**Exercise directions**
Count each line below that has "drawn" anywhere in it. Answer with the total alone.

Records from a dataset
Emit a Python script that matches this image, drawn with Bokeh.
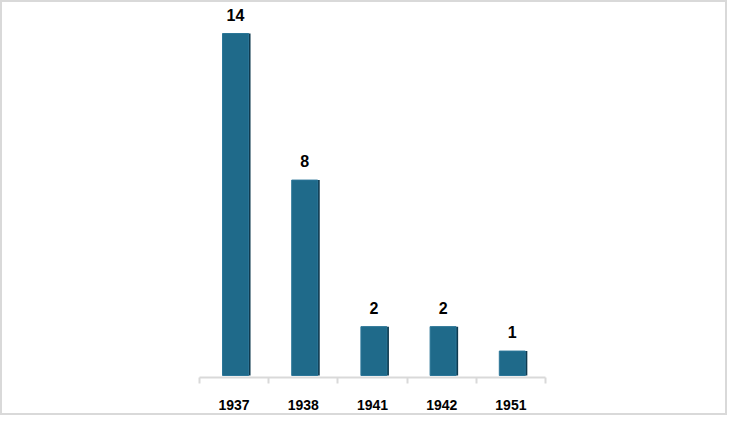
from bokeh.plotting import figure
from bokeh.models import ColumnDataSource, FixedTicker, Range1d
from bokeh.core.properties import value
from bokeh.embed import file_html
from bokeh.resources import INLINE

years = ["1937", "1938", "1941", "1942", "1951"]
counts = [14, 8, 2, 2, 1]

xs = [i + 0.5 for i in range(len(years))]
src = ColumnDataSource(dict(
    x=xs,
    xf=[x + 0.02 for x in xs],
    xs=[x + 0.05 for x in xs],
    y=counts,
    lab=[str(c) for c in counts],
))

p = figure(width=727, height=415, output_backend="svg", toolbar_location=None,
           x_range=Range1d(0, len(years)), y_range=Range1d(-0.082, 15.27),
           min_border_left=197, min_border_right=184, min_border_top=0,
           min_border_bottom=40)
p.styles = {"border": "2px solid #d9d9d9"}
p.outline_line_color = None
p.xgrid.visible = False
p.ygrid.visible = False
p.yaxis.visible = False

# dark side and face of the bars
p.vbar(x="xs", top="y", bottom=0, width=0.375, source=src,
       fill_color="#0f3a4f", line_color=None)
p.vbar(x="xf", top="y", bottom=0, width=0.375, source=src,
       fill_color="#1f6a8a", line_color="#2b7698", line_width=1)

p.text(x="xf", y="y", text="lab", source=src, text_align="center",
       text_baseline="bottom", y_offset=-13,
       text_font=value("Liberation Sans"), text_font_style="bold",
       text_font_size="16px", text_color="#000000")

ax = p.xaxis[0]
ax.ticker = FixedTicker(ticks=xs, minor_ticks=list(range(len(years) + 1)))
ax.major_label_overrides = {x: y for x, y in zip(xs, years)}
ax.major_tick_line_color = None
ax.major_tick_out = 0
ax.major_tick_in = 0
ax.minor_tick_out = 6
ax.minor_tick_in = 0
ax.minor_tick_line_color = "#d9d9d9"
ax.minor_tick_line_width = 2
ax.axis_line_color = "#d9d9d9"
ax.axis_line_width = 2
ax.major_label_standoff = 16
ax.major_label_text_font = "Liberation Sans"
ax.major_label_text_font_style = "bold"
ax.major_label_text_font_size = "14px"
ax.major_label_text_color = "#000000"

open("out.html", "w").write(file_html(p, INLINE))
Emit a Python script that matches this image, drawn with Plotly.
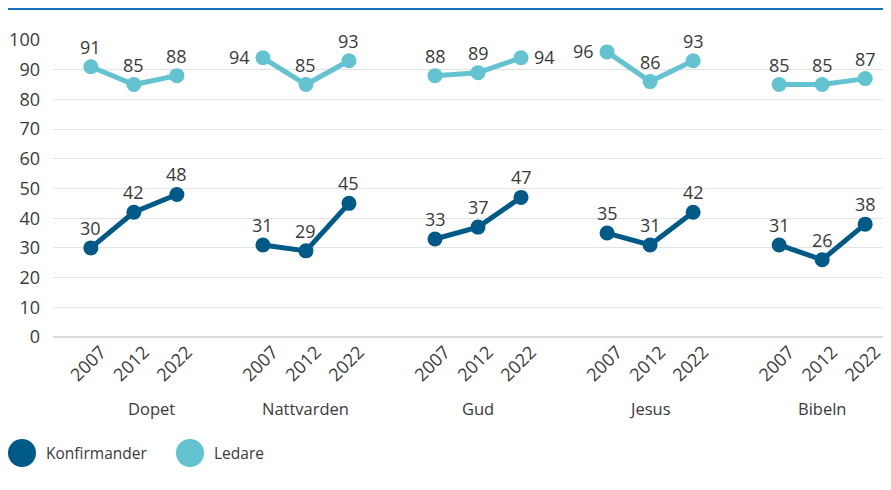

**Full output**
2